A judge on Tuesday ordered Apple to assist federal authorities attempting to extract information from an iPhone in connection with the investigation into the San Bernardino mass shooting in December. Re/code reports that the iPhone belonged to Syed Rizwan Farook, one of the suspected shooters.
“The ruling requires Apple to provide the FBI with technology to bypass a feature that would automatically erase the data on the phone after 10 incorrect attempts at entering a password,” Re/code reports. “That would theoretically allow the government to crack the device through brute force.”

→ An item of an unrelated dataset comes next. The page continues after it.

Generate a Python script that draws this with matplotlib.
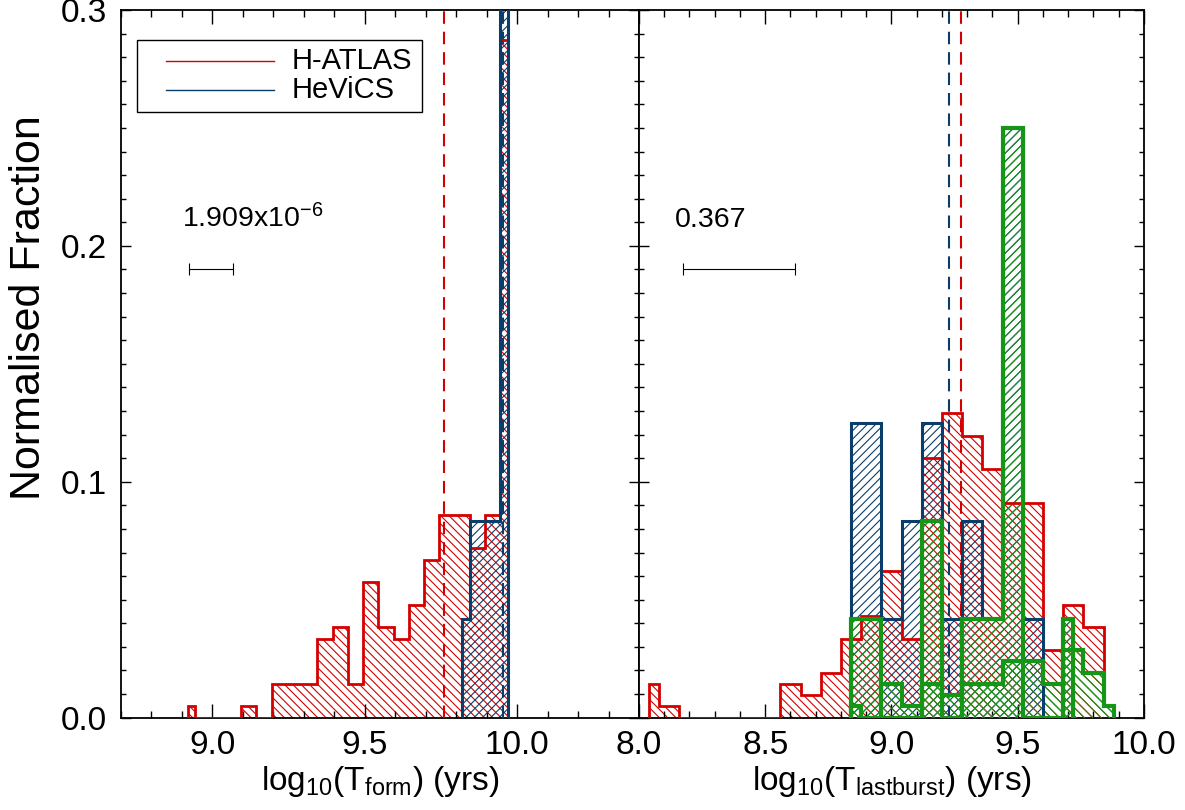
import numpy as np
import matplotlib
matplotlib.use('Agg')
import matplotlib.pyplot as plt
from matplotlib.ticker import MultipleLocator, FormatStrFormatter
from matplotlib.patches import Rectangle

plt.rcParams['font.family'] = ['Liberation Sans', 'DejaVu Sans']
plt.rcParams['mathtext.fontset'] = 'custom'
plt.rcParams['mathtext.rm'] = 'Liberation Sans'
plt.rcParams['mathtext.it'] = 'Liberation Sans:italic'
plt.rcParams['mathtext.bf'] = 'Liberation Sans:bold'
plt.rcParams['hatch.linewidth'] = 0.8

RED = '#d40000'
BLUE = '#0b3d6b'
GREEN = '#169616'

# ---------------- data: left panel (formation time) ----------------
form_atlas_x = [8.92, 8.97, 9.02, 9.07, 9.12, 9.17, 9.22, 9.27, 9.32, 9.37, 9.42,
                9.47, 9.52, 9.57, 9.62, 9.67, 9.72, 9.77, 9.82, 9.87, 9.92, 9.97]
form_atlas_y = [0.0048, 0.0, 0.0, 0.0, 0.0048, 0.0, 0.0144, 0.0144, 0.0144, 0.0335, 0.0383,
                0.0144, 0.0574, 0.0383, 0.0335, 0.0478, 0.0670, 0.0861, 0.0861, 0.0718, 0.0861, 0.2871]
form_hevics_x = [9.82, 9.87, 9.92, 9.97]
form_hevics_y = [0.0417, 0.0833, 0.0833, 0.7917]
form_mean_atlas = 9.76
form_mean_hevics = 9.955
form_stat_text = r'1.909x10$^{\mathrm{-6}}$'
form_err_x, form_err_halfwidth = 8.995, 0.072

# ---------------- data: right panel (last burst time) ----------------
burst_atlas_x = [8.04, 8.12, 8.20, 8.28, 8.36, 8.44, 8.52, 8.60, 8.68, 8.76, 8.84, 8.92,
                 9.00, 9.08, 9.16, 9.24, 9.32, 9.40, 9.48, 9.56, 9.64, 9.72, 9.80, 9.88]
burst_atlas_y = [0.0144, 0.0048, 0.0, 0.0, 0.0, 0.0, 0.0, 0.0144, 0.0096, 0.0191, 0.0335, 0.0431,
                 0.0622, 0.0335, 0.1100, 0.1292, 0.1196, 0.1053, 0.0909, 0.0909, 0.0287, 0.0478, 0.0383, 0.0048]
burst_hevics_x = [8.84, 8.92, 9.00, 9.08, 9.16, 9.24, 9.32, 9.40, 9.48, 9.56, 9.64, 9.72]
burst_hevics_y = [0.125, 0.125, 0.0417, 0.0833, 0.125, 0.0417, 0.0833, 0.0417, 0.25, 0.0417, 0.0, 0.0417]
burst_green1_x = [8.84, 8.92, 9.00, 9.08, 9.16, 9.24, 9.32, 9.40, 9.48, 9.56, 9.64, 9.72]
burst_green1_y = [0.0417, 0.0417, 0.0, 0.0, 0.0833, 0.0, 0.0417, 0.0417, 0.25, 0.0, 0.0, 0.0417]
burst_green2_x = [8.84, 8.92, 9.00, 9.08, 9.16, 9.24, 9.32, 9.40, 9.48, 9.56, 9.64, 9.72, 9.80, 9.88]
burst_green2_y = [0.0048, 0.0, 0.0144, 0.0048, 0.0144, 0.0096, 0.0144, 0.0144, 0.0239, 0.0239,
                  0.0144, 0.0287, 0.0191, 0.0048]
burst_mean_atlas = 9.275
burst_mean_hevics = 9.229
burst_stat_text = '0.367'
burst_err_x, burst_err_halfwidth = 8.396, 0.222

legend_labels = ['H-ATLAS', 'HeViCS']
xlabel_left = r'log$_{\mathrm{10}}$(T$_{\mathrm{form}}$) (yrs)'
xlabel_right = r'log$_{\mathrm{10}}$(T$_{\mathrm{lastburst}}$) (yrs)'
ylabel = 'Normalised Fraction'


def step_edges(centers):
    c = np.asarray(centers, dtype=float)
    mids = (c[:-1] + c[1:]) / 2.0
    return np.concatenate([[c[0]], mids, [c[-1]]])


def draw_hist(ax, centers, values, color, hatch, lw, z):
    edges = step_edges(centers)
    ax.stairs(values, edges, baseline=0, fill=True, facecolor='none',
              edgecolor=color, hatch=hatch, linewidth=0, zorder=z)
    ax.stairs(values, edges, baseline=0, fill=False, color=color,
              linewidth=lw, zorder=z + 10)


fig = plt.figure(figsize=(11.85, 8.10), dpi=100)
axL = fig.add_axes([0.1019, 0.1140, 0.4374, 0.8737])
axR = fig.add_axes([0.5392, 0.1140, 0.4262, 0.8737])

# left panel
draw_hist(axL, form_atlas_x, form_atlas_y, RED, '\\\\\\\\', 2.0, 1)
draw_hist(axL, form_hevics_x, form_hevics_y, BLUE, '////', 2.2, 2)
dash = (6.0, 3.8)
axL.axvline(form_mean_atlas, color=RED, lw=1.5, dashes=dash, zorder=5)
axL.axvline(form_mean_hevics, color=BLUE, lw=1.5, dashes=dash, zorder=5)
axL.text(8.90, 0.208, form_stat_text, fontsize=20.5, ha='left', va='baseline')
axL.errorbar(form_err_x, 0.19, xerr=form_err_halfwidth, fmt='none', ecolor='black',
             elinewidth=0.8, capsize=4.3, capthick=0.8)

# right panel
draw_hist(axR, burst_atlas_x, burst_atlas_y, RED, '\\\\\\\\', 2.0, 1)
draw_hist(axR, burst_hevics_x, burst_hevics_y, BLUE, '////', 2.2, 2)
draw_hist(axR, burst_green2_x, burst_green2_y, GREEN, '\\\\\\\\', 3.0, 3)
draw_hist(axR, burst_green1_x, burst_green1_y, GREEN, '////', 3.0, 4)
axR.axvline(burst_mean_atlas, color=RED, lw=1.5, dashes=dash, zorder=6)
axR.axvline(burst_mean_hevics, color=BLUE, lw=1.5, dashes=dash, zorder=6)
axR.text(8.143, 0.208, burst_stat_text, fontsize=20.5, ha='left', va='baseline')
axR.errorbar(burst_err_x, 0.19, xerr=burst_err_halfwidth, fmt='none', ecolor='black',
             elinewidth=0.8, capsize=4.3, capthick=0.8)

axL.set_xlim(8.7, 10.4)
axR.set_xlim(8.0, 10.0)
for ax in (axL, axR):
    ax.set_ylim(0.0, 0.3)
    ax.xaxis.set_major_locator(MultipleLocator(0.5))
    ax.xaxis.set_minor_locator(MultipleLocator(0.1))
    ax.yaxis.set_major_locator(MultipleLocator(0.1))
    ax.yaxis.set_minor_locator(MultipleLocator(0.01))
    ax.xaxis.set_major_formatter(FormatStrFormatter('%.1f'))
    ax.yaxis.set_major_formatter(FormatStrFormatter('%.1f'))
    ax.tick_params(which='both', direction='in', top=True, right=True, width=1.0)
    ax.tick_params(axis='x', which='major', length=10, pad=9, labelsize=24)
    ax.tick_params(axis='x', which='minor', length=5)
    ax.tick_params(axis='y', which='major', length=7, pad=10, labelsize=24)
    ax.tick_params(axis='y', which='minor', length=3.5)
    for s in ax.spines.values():
        s.set_linewidth(1.3)

axR.tick_params(axis='y', labelleft=False)

axL.set_xlabel(xlabel_left, fontsize=24, labelpad=2)
axR.set_xlabel(xlabel_right, fontsize=24, labelpad=2)
axL.set_ylabel(ylabel, fontsize=31, labelpad=10)
axL.yaxis.set_label_coords(-0.138, 0.58)

# legend box drawn in axes coordinates
tr = axL.transAxes
axL.add_patch(Rectangle((0.0314, 0.8559), 0.5499, 0.1017, transform=tr, facecolor='white',
                        edgecolor='black', linewidth=1.0, zorder=30))
for (ly, col, lab) in [(0.9279, RED, legend_labels[0]), (0.8869, BLUE, legend_labels[1])]:
    axL.plot([0.0869, 0.2953], [ly, ly], transform=tr, color=col, lw=1.0, zorder=31)
    axL.text(0.3305, ly, lab, transform=tr, fontsize=21, ha='left', va='center', zorder=31)

fig.savefig('out.png', dpi=100)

In a statement, U.S. Attorney Eileen M. Decker said: “Since the terrorist attack in San Bernardino on Dec. 2, 2015, that took the lives of 14 innocent Americans and shattered the lives of numerous families, my office and our law enforcement partners have worked tirelessly to exhaust every investigative lead in the case. We have made a solemn commitment to the victims and their families that we will leave no stone unturned as we gather as much information and evidence as possible. These victims and families deserve nothing less.”

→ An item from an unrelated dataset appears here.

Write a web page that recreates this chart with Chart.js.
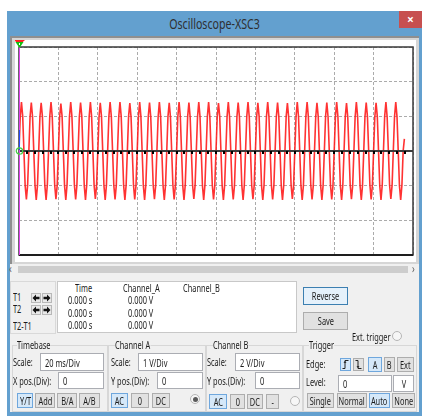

Re/code notes that FBI Director James Comey discussed the situation earlier this month with the Senate Intelligence Committee. “He said the increasingly sophisticated encryption technology on devices is contributing to a phenomenon he refers to as ‘going dark’ — limiting the ability of law enforcement to investigate serious crimes such as murder, drug trafficking and child pornography,” Re/code notes.